Laura Serafini, Il Sole 24 Ore 16/4/2014, 16 aprile 2014
CON L’ARRIVO DI CAIO SLITTA IL PIANO INDUSTRIALE
ROMA
Francesco Caio arriverà al vertice di Poste Italiane tra un paio di settimane. L’assemblea per le nomine e per l’approvazione del bilancio è convocata per il 29 e 30 aprile. Già dai primi di maggio dovrà mettersi al lavoro e prendere decisioni immediate. A differenza di altre società soggette al rinnovo dei vertici, l’azienda dei recapiti non ha ancora presentato il piano industriale. L’ad uscente, Massimo Sarmi, sta lavorando assieme al ministero per l’Economia al business plan sul quale costruire la storia di crescita del gruppo in vista della quotazione in Borsa con l’obiettivo di presentarlo a maggio.
È improbabile che Caio possa confermare questa tabella di marcia: avrà bisogno di tempo, almeno qualche mese, per entrare nel merito dei vari business della società che è chiamato a guidare. Anche se condividesse l’impostazione del lavoro fatto dal suo predecessore, non sarebbe credibile un manager nuovo che arriva e presenta il piano fatto da un altro. Gli investitori interessati a entrare nel capitale di Poste potrebbero chiedere perché allora è stato cambiato l’ad nel bel mezzo di un processo di privatizzazione. Anche se la presentazione del piano slittasse di un paio di mesi, magari a luglio come ipotizzato in origine, resta comunque difficile immaginare che Caio possa portare le Poste in Borsa subito dopo l’estate.
I tempi cominciano a stringere. Per quanto una serie di tavoli di lavoro sulla privatizzazione tra società e ministeri abbiano continuato a riunirsi in queste settimane, l’iter per la quotazione si è fermato in attesa delle nomine. La scelta del consorzio bancario per il collocamento – i global coordinator –, ad esempio, è rimasta congelata dopo la lettera d’invito a presentare un’offerta. C’è da immaginare che le banche verranno presto selezionate, ma resta molto da fare. Il prospetto per la quotazione è ancora in alto mare. L’iter autorizzativo prevede che questo sia presentato almeno 5 mesi prima a Borsa Italia e Consob: certo, si può fare tutto di corsa ma diventa complicato con operazioni delle dimensioni di Poste.

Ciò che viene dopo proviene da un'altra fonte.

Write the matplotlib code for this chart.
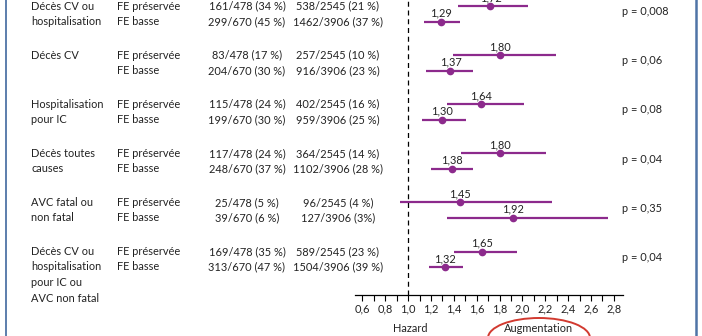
import numpy as np
import matplotlib
matplotlib.use('Agg')
import matplotlib.pyplot as plt
from matplotlib.patches import Ellipse
from matplotlib.lines import Line2D

plt.rcParams['font.family'] = ['Lato', 'DejaVu Sans']

# data
outcomes = [
    ['Décès CV ou', 'hospitalisation'],
    ['Décès CV'],
    ['Hospitalisation', 'pour IC'],
    ['Décès toutes', 'causes'],
    ['AVC fatal ou', 'non fatal'],
    ['Décès CV ou', 'hospitalisation', 'pour IC ou', 'AVC non fatal'],
]
groups = ['FE préservée', 'FE basse']
n_col1 = [
    ['161/478 (34 %)', '299/670 (45 %)'],
    ['83/478 (17 %)', '204/670 (30 %)'],
    ['115/478 (24 %)', '199/670 (30 %)'],
    ['117/478 (24 %)', '248/670 (37 %)'],
    ['25/478 (5 %)', '39/670 (6 %)'],
    ['169/478 (35 %)', '313/670 (47 %)'],
]
n_col2 = [
    ['538/2545 (21 %)', '1462/3906 (37 %)'],
    ['257/2545 (10 %)', '916/3906 (23 %)'],
    ['402/2545 (16 %)', '959/3906 (25 %)'],
    ['364/2545 (14 %)', '1102/3906 (28 %)'],
    ['96/2545 (4 %)', '127/3906 (3%)'],
    ['589/2545 (23 %)', '1504/3906 (39 %)'],
]
hr_pres = [1.72, 1.80, 1.64, 1.80, 1.45, 1.65]
lo_pres = [1.44, 1.39, 1.34, 1.46, 0.93, 1.40]
hi_pres = [2.05, 2.29, 2.01, 2.21, 2.26, 1.95]
hr_low = [1.29, 1.37, 1.30, 1.38, 1.92, 1.32]
lo_low = [1.14, 1.16, 1.12, 1.20, 1.34, 1.18]
hi_low = [1.45, 1.57, 1.51, 1.57, 2.75, 1.48]
pvals = ['p = 0,008', 'p = 0,06', 'p = 0,08', 'p = 0,04', 'p = 0,35', 'p = 0,04']
xticks = np.round(np.arange(0.6, 2.81, 0.2), 1)

W, H = 702, 336
purple = '#8c2a8c'
txt = '#222222'
fs = 7.9

fig = plt.figure(figsize=(W / 100, H / 100), dpi=100)

def fx(px):
    return px / W

def fy(py):
    return 1 - py / H

axis_y = 295
ax = fig.add_axes([fx(355), fy(axis_y), fx(623 - 355), axis_y / H])
ax.set_xlim(0.535, 2.88)
ax.set_ylim(axis_y, 0)

row0 = 6
gap = 49.1
sub = 15.5
for i in range(len(outcomes)):
    y1 = row0 + i * gap
    y2 = y1 + sub
    ax.hlines([y1, y2], [lo_pres[i], lo_low[i]], [hi_pres[i], hi_low[i]],
              color=purple, lw=1.6)
    ax.plot([hr_pres[i], hr_low[i]], [y1, y2], 'o', color=purple, ms=4.5)
    ax.text(hr_pres[i], y1 - 3, f'{hr_pres[i]:.2f}'.replace('.', ','),
            ha='center', va='bottom', fontsize=fs, color=txt)
    ax.text(hr_low[i], y2 - 3, f'{hr_low[i]:.2f}'.replace('.', ','),
            ha='center', va='bottom', fontsize=fs, color=txt)

    for k, line in enumerate(outcomes[i]):
        fig.text(fx(31), fy(y1 + k * sub), line, ha='left', va='center',
                 fontsize=fs, color=txt)
    for k, (g, a, b) in enumerate(zip(groups, n_col1[i], n_col2[i])):
        yy = y1 + k * sub
        fig.text(fx(117), fy(yy), g, ha='left', va='center', fontsize=fs, color=txt)
        fig.text(fx(247), fy(yy), a, ha='center', va='center', fontsize=fs, color=txt)
        fig.text(fx(338), fy(yy), b, ha='center', va='center', fontsize=fs, color=txt)
    fig.text(fx(622), fy((y1 + y2) / 2 - 2), pvals[i], ha='left', va='center',
             fontsize=fs, color=txt)

ax.axvline(1.0, color='black', lw=0.9, ls=(0, (4, 3)))

for s in ['top', 'right', 'left']:
    ax.spines[s].set_visible(False)
ax.spines['bottom'].set_linewidth(0.9)
ax.set_yticks([])
ax.set_xticks(xticks)
ax.set_xticklabels([f'{t:.1f}'.replace('.', ',') for t in xticks], fontsize=fs, color=txt)
ax.set_xticks(np.round(np.arange(0.7, 2.81, 0.2), 1), minor=True)
ax.tick_params(axis='x', which='both', length=4, width=0.8, pad=2)
ax.patch.set_alpha(0)

fig.text(fx(410), fy(328), 'Hazard', ha='center', va='center', fontsize=fs, color=txt)
fig.text(fx(539), fy(328), 'Augmentation', ha='center', va='center', fontsize=fs, color=txt)
ell = Ellipse((fx(539), fy(338)), fx(102), 40 / H, transform=fig.transFigure,
              fill=False, edgecolor='#d23a30', lw=1.4)
fig.add_artist(ell)

fig.add_artist(Line2D([fx(6), fx(6)], [0, 1], color='#4f74a6', lw=1.3))
fig.add_artist(Line2D([fx(695.5), fx(695.5)], [0, 1], color='#4f74a6', lw=1.8))

fig.savefig('out.png', dpi=100)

Non è poi da escludere che Caio voglia portarsi qualche manager di fiducia nell’azienda e che magari in queste ore stia organizzando una propria squadra. È vero che il governo Letta ha messo la società dei recapiti in pista per la privatizzazione quest’anno, varando anche un Dpcm, e che il governo Renzi ha inserito nel Def previsioni di incasso dalle privatizzazioni per 12 miliardi nel 2014. Ma è altrettanto vero che la scelta di cambiare il vertice in corsa presuppone la fiducia nelle capacità del nuovo arrivato e logica vuole che si attenda che egli si faccia un’idea sulla strategia da adottare per valorizzare al meglio il gruppo. E questo richiede inevitabilmente tempo.

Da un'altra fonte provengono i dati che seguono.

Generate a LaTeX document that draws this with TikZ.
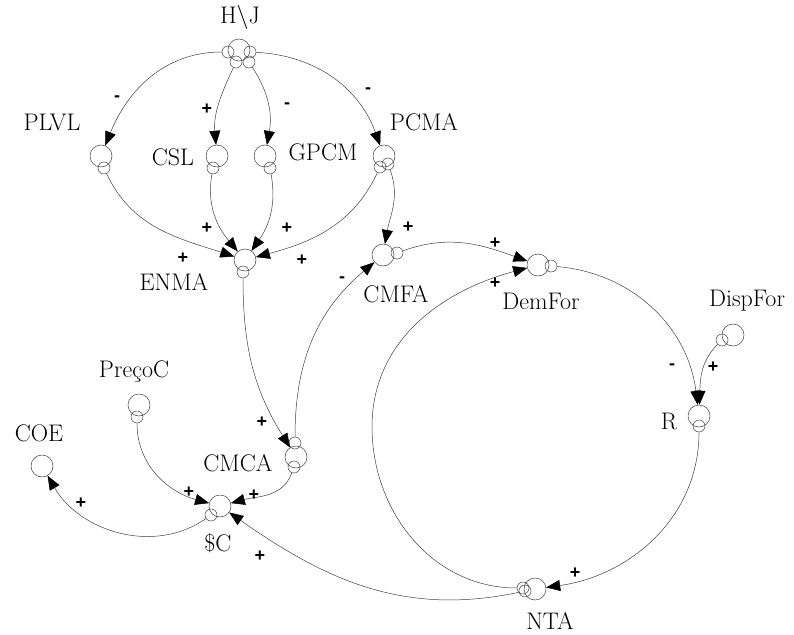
\documentclass[tikz,border=0pt]{standalone}
\usepackage{fontspec}
\usetikzlibrary{arrows.meta}
\newfontfamily\signfont{Liberation Sans}
\begin{document}
\begin{tikzpicture}[x=1pt,y=1pt,
  var/.style={circle,draw=black!75,line width=0.5pt,minimum size=22pt,inner sep=0pt},
  tail/.style={circle,draw=black!75,line width=0.5pt,minimum size=12pt,inner sep=0pt},
  lbl/.style={font=\fontsize{24}{24}\selectfont,inner sep=0pt},
  sgn/.style={font=\signfont\bfseries\fontsize{18}{18}\selectfont,inner sep=0pt},
  link/.style={draw=black!75,line width=0.5pt,-{Triangle[length=14pt,width=11pt,color=black]}},
]
\useasboundingbox (0,0) rectangle (794,-634);
% main variables
\node[var] (HJ) at (239,-50) {};
\node[var] (PLVL) at (101,-156) {};
\node[var] (CSL) at (217,-156) {};
\node[var] (GPCM) at (265,-156) {};
\node[var] (PCMA) at (384,-156) {};
\node[var] (ENMA) at (245,-260) {};
\node[var] (CMFA) at (383,-255) {};
\node[var] (DemFor) at (538,-265) {};
\node[var] (DispFor) at (733,-335) {};
\node[var] (R) at (699,-416) {};
\node[var] (PrecoC) at (139,-405) {};
\node[var] (COE) at (42,-466) {};
\node[var] (CMCA) at (296,-457) {};
\node[var] (SC) at (220,-506) {};
\node[var] (NTA) at (535,-589) {};
% tails
\node[tail] (HJa) at (228,-52) {};
\node[tail] (HJb) at (250,-52) {};
\node[tail] (HJc) at (236,-62) {};
\node[tail] (HJd) at (249,-62) {};
\node[tail] (PLVLs) at (104,-168) {};
\node[tail] (CSLs) at (213,-168) {};
\node[tail] (GPCMs) at (270,-168) {};
\node[tail] (PCMAa) at (380,-167) {};
\node[tail] (PCMAb) at (388,-164) {};
\node[tail] (ENMAs) at (243,-272) {};
\node[tail] (CMFAs) at (397,-253) {};
\node[tail] (DemFors) at (551,-266) {};
\node[tail] (DispFors) at (722,-340) {};
\node[tail] (Rs) at (699,-426) {};
\node[tail] (PrecoCs) at (137,-417) {};
\node[tail] (CMCAa) at (295,-443) {};
\node[tail] (CMCAb) at (294,-467) {};
\node[tail] (SCs) at (211,-515) {};
\node[tail] (NTAa) at (523,-588) {};
\node[tail] (NTAb) at (525,-591) {};
\coordinate (Loop) at (372,-427);
% labels
\node[lbl] (tHJ) at (240,-18) {H\textbackslash J};
\node[lbl] (tPLVL) at (52,-122) {PLVL};
\node[lbl] (tCSL) at (173,-157) {CSL};
\node[lbl] (tGPCM) at (323,-152) {GPCM};
\node[lbl] (tPCMA) at (424,-122) {PCMA};
\node[lbl] (tENMA) at (174,-282) {ENMA};
\node[lbl] (tCMFA) at (396,-294) {CMFA};
\node[lbl] (tDemFor) at (541,-301) {DemFor};
\node[lbl] (tDispFor) at (747,-301) {DispFor};
\node[lbl] (tR) at (669,-421) {R};
\node[lbl] (tPrecoC) at (134,-372) {PreçoC};
\node[lbl] (tCOE) at (39,-433) {COE};
\node[lbl] (tCMCA) at (238,-463) {CMCA};
\node[lbl] (tSC) at (218,-543) {\$C};
\node[lbl] (tNTA) at (550,-621) {NTA};
% links
\draw[link] (HJa) to[out=180,in=68] (PLVL);
\draw[link] (HJc) to[out=245,in=95] (CSL);
\draw[link] (HJd) to[out=-57,in=80] (GPCM);
\draw[link] (HJb) to[out=-3,in=110] (PCMA);
\draw[link] (PLVLs) to[out=-65,in=162] (ENMA);
\draw[link] (CSLs) to[out=-100,in=130] (ENMA);
\draw[link] (GPCMs) to[out=-80,in=55] (ENMA);
\draw[link] (PCMAa) to[out=-115,in=15] (ENMA);
\draw[link] (PCMAb) to[out=-70,in=80] (CMFA);
\draw[link] (ENMAs) to[out=-90,in=122] (CMCA);
\draw[link] (CMCAa) to[out=90,in=220] (CMFA);
\draw[link] (CMFAs) to[out=20,in=160] (DemFor);
\draw[link] (NTAa) to[out=180,in=-90] (Loop) to[out=90,in=195] (DemFor);
\draw[link] (DemFors) to[out=-5,in=97] (R);
\draw[link] (DispFors) to[out=225,in=88] (R);
\draw[link] (Rs) to[out=-90,in=8] (NTA);
\draw[link] (NTAb) to[out=192,in=-35] (SC);
\draw[link] (CMCAb) to[out=-110,in=15] (SC);
\draw[link] (PrecoCs) to[out=-90,in=165] (SC);
\draw[link] (SCs) to[out=215,in=-60] (COE);
% polarities
\node[sgn] (p1) at (117,-99) {-};
\node[sgn] (p2) at (207,-109) {+};
\node[sgn] (p3) at (287,-106) {-};
\node[sgn] (p4) at (368,-91) {-};
\node[sgn] (p5) at (183,-258) {+};
\node[sgn] (p6) at (207,-228) {+};
\node[sgn] (p7) at (287,-228) {+};
\node[sgn] (p8) at (302,-260) {+};
\node[sgn] (p9) at (408,-227) {+};
\node[sgn] (p10) at (262,-422) {+};
\node[sgn] (p11) at (342,-280) {-};
\node[sgn] (p12) at (495,-243) {+};
\node[sgn] (p13) at (495,-283) {+};
\node[sgn] (p14) at (672,-367) {-};
\node[sgn] (p15) at (713,-367) {+};
\node[sgn] (p16) at (575,-573) {+};
\node[sgn] (p17) at (260,-556) {+};
\node[sgn] (p18) at (254,-495) {+};
\node[sgn] (p19) at (189,-492) {+};
\node[sgn] (p20) at (81,-503) {+};
\end{tikzpicture}
\end{document}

Ci sono altre partite, però, sulle quali bisognerà andare avanti in fretta. E questo per gli impegni assunti a inizio 2014 con la divisione che si occupa degli aiuti di Stato a Bruxelles. La questione è legata alla vicenda del contratto di programma triennale tra Poste e Stato – e che contiene la quantificazione del finanziamento che il Tesoro passa alla società per sostenere il servizio universale – e al fatto che questo viene notificato alla commissione Ue dopo la scadenza del triennio incappando nel rischio di apertura di una procedura di infrazione. Il governo italiano e l’Authority per le comunicazioni - che dal 2012, a seguito della liberalizzazione del mercato, è chiamata a operare una verifica contabile dell’effettivo onere del servizio universale – si sono impegnati a inviare a Bruxelles entro fine anno un documento che indichi il costo annuale del servizio per il periodo 2012-14. Di pari passo è stato convenuto di prorogare per questo triennio il contratto di programma in vigore nel triennio precedente. Il senso della questione è che entro l’estate l’Authority per le Tlc definirà quanto vale il servizio universale di Poste e poi farà una consultazione pubblica. Non è improbabile che alla fine sancisca che la società necessita di un finanziamento inferiore a quello sinora percepito, circa 300 milioni l’anno, e accantonato dal Tesoro anche per il triennio 2012-14. Il contratto di programma, dopo il recepimento delle direttive Ue sul mercato postale, non ha più motivo di esistere. Nonostante ciò, Poste e ministero per lo sviluppo economico hanno cominciato a lavorare al nuovo contratto 2015-18: in quella sede l’idea di Sarmi era di ampliare la gamma dei servizi offerti per il servizio universale al fine di mantenere consistente il sostegno finanziario del Tesoro.